Recently, providers interested in clinical integration have been forming accountable care organizations, some of which include Medicare as a payer and have contracts under the reform law's Medicare shared-savings program.
ACOs certified by Medicare get a legal head start over other forms of integration, because they are presumed to be legitimate and therefore can proceed directly to the last stage of legal analysis—the one that the Norman PHO just passed—which is a “rule of reason” investigation that attempts to determine whether “pro-competitive benefits” outweigh the risks of anti-competitive effects.
Michael Murphy, president and CEO of the Iowa Health System's accountable care organization, based in Des Moines, said the concepts of coordinated, accountable care embodied in the healthcare reform law are giving healthcare providers from independent organizations more ability to create the strong, centralized governance models that are needed in such an organization, regardless of whether it's a PHO, IPA, ACO or any other abbreviation.

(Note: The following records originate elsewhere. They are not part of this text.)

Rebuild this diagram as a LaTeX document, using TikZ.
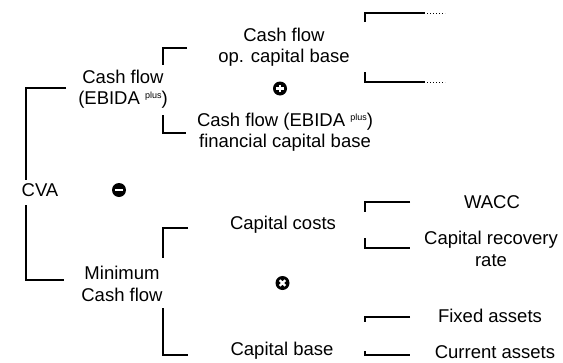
\documentclass[tikz,border=0pt]{standalone}
\usepackage{fontspec}
\setmainfont{Liberation Sans}
\newcommand{\plussup}{\raisebox{6pt}{\fontsize{9}{9}\selectfont plus}}
\begin{document}
\begin{tikzpicture}[x=1pt,y=-1pt,
  lbl/.style={inner sep=0pt, align=center, font=\fontsize{18.5}{21.5}\selectfont},
  brk/.style={line width=1.6pt},
  dots/.style={line width=1pt, dotted},
  opcirc/.style={circle, fill=black, minimum size=14pt, inner sep=0pt}]
\useasboundingbox (0,0) rectangle (563,362);
% texts
\node[lbl] (cva) at (40,190) {CVA};
\node[lbl] (cf) at (123,89) {Cash flow\\(EBIDA \plussup)};
\node[lbl] (cfop) at (284,47) {Cash flow\\op. capital base};
\node[lbl] (cffin) at (285,132) {Cash flow (EBIDA \plussup)\\financial capital base};
\node[lbl] (mincf) at (122,284) {Minimum\\Cash flow};
\node[lbl] (cc) at (283,225) {Capital costs};
\node[lbl] (cb) at (282,351) {Capital base};
\node[lbl] (wacc) at (492,202) {WACC};
\node[lbl] (crr) at (491,249) {Capital recovery\\rate};
\node[lbl] (fa) at (490,316) {Fixed assets};
\node[lbl] (ca) at (495,352) {Current assets};
% operators
\node[opcirc] (minus) at (119,190) {};
\draw[white, line width=2.2pt] ([xshift=-3.8pt]minus.center) -- ([xshift=3.8pt]minus.center);
\node[opcirc] (plus) at (280,88.5) {};
\draw[white, line width=2.2pt] ([xshift=-3.8pt]plus.center) -- ([xshift=3.8pt]plus.center)
  ([yshift=-3.8pt]plus.center) -- ([yshift=3.8pt]plus.center);
\node[opcirc] (times) at (282.5,283) {};
\draw[white, line width=2.2pt] ([shift={(-2.8pt,-2.8pt)}]times.center) -- ([shift={(2.8pt,2.8pt)}]times.center)
  ([shift={(-2.8pt,2.8pt)}]times.center) -- ([shift={(2.8pt,-2.8pt)}]times.center);
% main bracket
\draw[brk] (66,88) -- (26,88) -- (26,180);
\draw[brk] (26,205) -- (26,280) -- (64,280);
% cash flow bracket
\draw[brk] (187,48) -- (163,48) -- (163,65);
\draw[brk] (163,115) -- (163,133) -- (186,133);
% op capital base bracket
\draw[brk] (365,22) -- (365,13) -- (425,13);
\draw[dots] (427,13) -- (445,13);
\draw[brk] (365,72) -- (365,82) -- (425,82);
\draw[dots] (427,82) -- (445,82);
% minimum cash flow bracket
\draw[brk] (188,228) -- (163,228) -- (163,258);
\draw[brk] (163,308) -- (163,355) -- (188,355);
% capital costs bracket
\draw[brk] (410,202) -- (365,202) -- (365,212);
\draw[brk] (365,238) -- (365,248) -- (410,248);
% capital base bracket
\draw[brk] (410,317) -- (365,317) -- (365,322);
\draw[brk] (365,351) -- (365,355) -- (410,355);
\end{tikzpicture}
\end{document}
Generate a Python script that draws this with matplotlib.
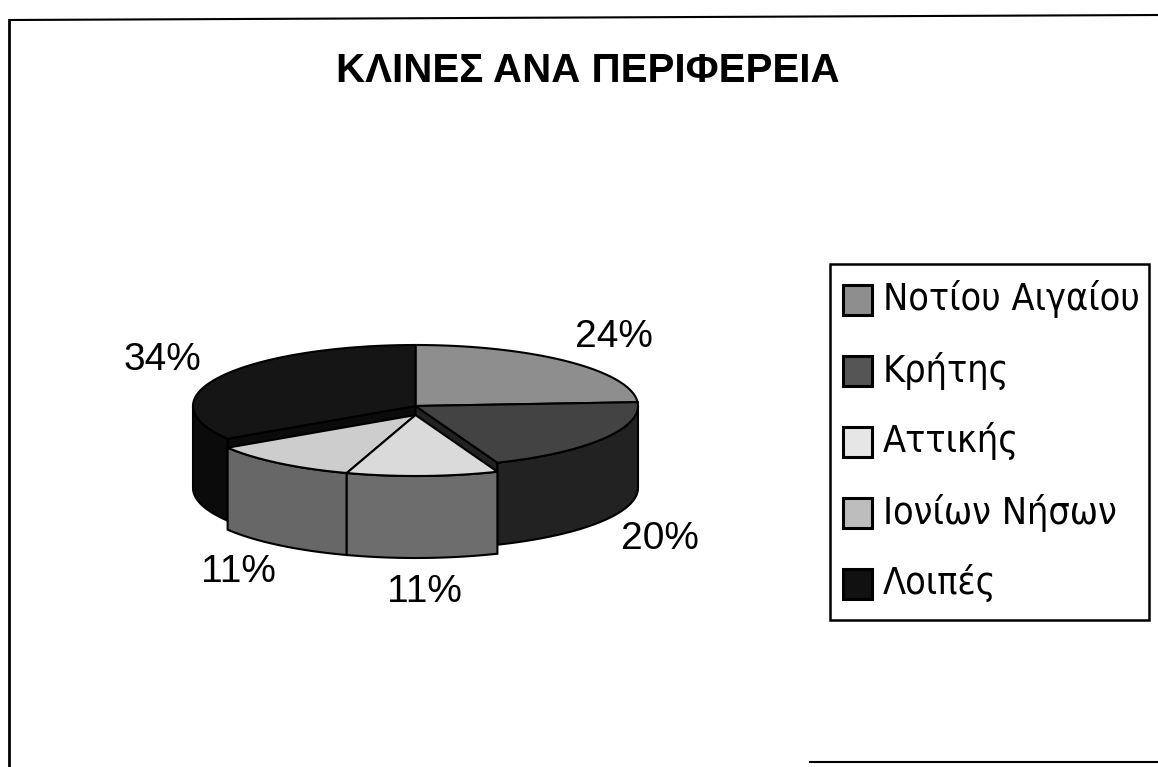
import numpy as np
import matplotlib
matplotlib.use("Agg")
import matplotlib.pyplot as plt
from matplotlib.patches import Polygon, Rectangle

# ---- data ----
title = "ΚΛΙΝΕΣ ΑΝΑ ΠΕΡΙΦΕΡΕΙΑ"
regions = ["Νοτίου Αιγαίου", "Κρήτης", "Αττικής", "Ιονίων Νήσων", "Λοιπές"]
shares = [24, 20, 11, 11, 34]
top_colors = ["#8e8e8e", "#434343", "#dadada", "#cdcdcd", "#151515"]
legend_colors = ["#8e8e8e", "#555555", "#e6e6e6", "#bdbdbd", "#111111"]
pulled = [0, 0, 1, 1, 0]

W, H = 1158, 767
fig = plt.figure(figsize=(W / 100, H / 100), dpi=100)
ax = fig.add_axes([0, 0, 1, 1])
ax.set_xlim(0, W)
ax.set_ylim(H, 0)
ax.axis("off")

# frame of the scanned chart
ax.plot([10, W], [20, 15], color="black", lw=1.5)
ax.plot([9, 9], [20, H], color="black", lw=2)
ax.plot([810, W], [762, 762], color="black", lw=1.5)

ax.text(588, 71, title, ha="center", va="center", fontsize=29, fontweight="bold",
        family=["Liberation Sans Narrow", "Liberation Sans", "DejaVu Sans"])

# ---- 3D pie geometry ----
cx, cy, rx, ry, depth = 415.5, 406, 222.5, 61, 82
pull_px = 9

fr = np.array(shares, dtype=float) / sum(shares)
ends = 90 - 360 * np.cumsum(fr)
starts = ends + 360 * fr


def darker(c, f=0.5):
    r, g, b = matplotlib.colors.to_rgb(c)
    return (r * f, g * f, b * f)


def rim(theta, dy, z=0.0):
    t = np.radians(theta)
    return cx + rx * np.cos(t), cy + dy - ry * np.sin(t) + z


order = sorted(range(len(shares)),
               key=lambda i: -np.sin(np.radians((starts[i] + ends[i]) / 2)))

for i in order:
    a, b = ends[i], starts[i]
    dy = pulled[i] * pull_px
    apex = (cx, cy + dy)
    side_c = darker(top_colors[i], 0.5)
    # radial walls
    for ang, normal in ((a, a - 90), (b, b + 90)):
        if np.sin(np.radians(normal)) < 0:
            p = rim(ang, dy)
            q = rim(ang, dy, depth)
            ax.add_patch(Polygon([apex, p, q, (apex[0], apex[1] + depth)],
                                 closed=True, facecolor=side_c,
                                 edgecolor="black", lw=1.5))
    # outer front side
    for k in (-1, 0, 1):
        lo, hi = max(a, -180 + 360 * k), min(b, 360 * k)
        if hi > lo:
            th = np.linspace(lo, hi, 80)
            upper = [rim(t, dy) for t in th]
            lower = [rim(t, dy, depth) for t in th[::-1]]
            ax.add_patch(Polygon(upper + lower, closed=True, facecolor=side_c,
                                 edgecolor="black", lw=1.5))
    # top face
    th = np.linspace(a, b, 120)
    ax.add_patch(Polygon([apex] + [rim(t, dy) for t in th], closed=True,
                         facecolor=top_colors[i], edgecolor="black", lw=1.5))

# percentage labels
for i, s in enumerate(shares):
    m = np.radians((starts[i] + ends[i]) / 2)
    x = cx + 1.3 * rx * np.cos(m)
    y = cy - 1.55 * ry * np.sin(m)
    if np.sin(m) < 0:
        y += depth + pulled[i] * pull_px
    ax.text(x, y, f"{s}%", ha="center", va="center", fontsize=28,
            family=["Liberation Sans", "DejaVu Sans"])

# ---- legend ----
lx0, ly0, lx1, ly1 = 830, 264, 1149, 620
ax.add_patch(Rectangle((lx0, ly0), lx1 - lx0, ly1 - ly0, facecolor="white",
                       edgecolor="black", lw=1.8))
first_y, step = 299.5, 71
for i, name in enumerate(regions):
    yc = first_y + i * step
    ax.add_patch(Rectangle((843, yc - 15), 29, 30, facecolor=legend_colors[i],
                           edgecolor="black", lw=2.2))
    ax.text(883, yc, name, ha="left", va="center", fontsize=27,
            family=["DejaVu Sans"], fontstretch="condensed")

fig.savefig("out.png", dpi=100, facecolor="white")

“Yes, there are hurdles, and there are things that you need to do. But we have gone a long way to taking down the barriers, as you see with the FTC ruling” on the Norman PHO, Murphy said. “I don't believe we need to own the continuum of care in order to do this work. What we need to do is bring together sites of care under a common governance model.”
Murphy predicted that with the right governance model in place, organizations like the Norman PHO will start using their combined patient data to pinpoint the complex and costly 5% of patients in the community who are the drivers for much of healthcare cost growth—the same as an ACO would do.
With Norman, the FTC decided that the pro-competitive benefits of improved patient care and lower cost would flow from the proposed new network's guarantees to share patient treatment and quality data among the unaffiliated doctors.
The arrangement would help prevent duplicative tests and hospitalizations and use transparency to encourage doctors to comply with common standards, all on a uniform health IT system.
The network also is developing its own clinical practice guidelines on 50 common diseases and will audit providers on their care, counsel outliers, and potentially even boot noncompliant doctors from the network. The results of the audits will be available to the network and to insurers.
Perhaps most crucially, attorneys said, is that any doctor can choose to pull out of the network if he or she doesn't like the contract rates and attempt to negotiate their own prices with insurers. The PHO will not use its purchasing power to prohibit insurers from working with doctors outside the network.
Gary Clinton, executive director of the Norman PHO, said he thinks insurance companies will be interested because it gives them the chance to negotiate a uniform contract for as many as 280 disparate doctors in a single network. “If it works for us, they've got a ready-made network right there,” he said. “If it doesn't, they can go back to each individual physician and get what they want, one at a time.
“The reason we did this is because we think we can hold down costs and provide better care, and we think we can prove it. And if there are some profits in there, all the better, but that's not the reason we're doing it.”
A spokeswoman for the state's largest insurer, Blue Cross and Blue Shield of Oklahoma, did not comment on the FTC's approval of the new network.
Andy Bachrodt, managing partner of the healthcare group at consulting firm Kurt Salmon, said clinically integrated PHOs like Norman's may appeal to insurers that have been skeptical in the past about a governance model that some have seen as way to drive up physicians' rates.
And he saw the FTC's decision to let the Norman PHO move forward and implement its proposal as a sign that it wants to encourage the development of such organizations.
“I think the FTC has clearly declared that the community benefit of improving quality and lowering cost can supersede what might otherwise be construed as an anti-competitive series of activities, like being able to contract together,” Bachrodt said.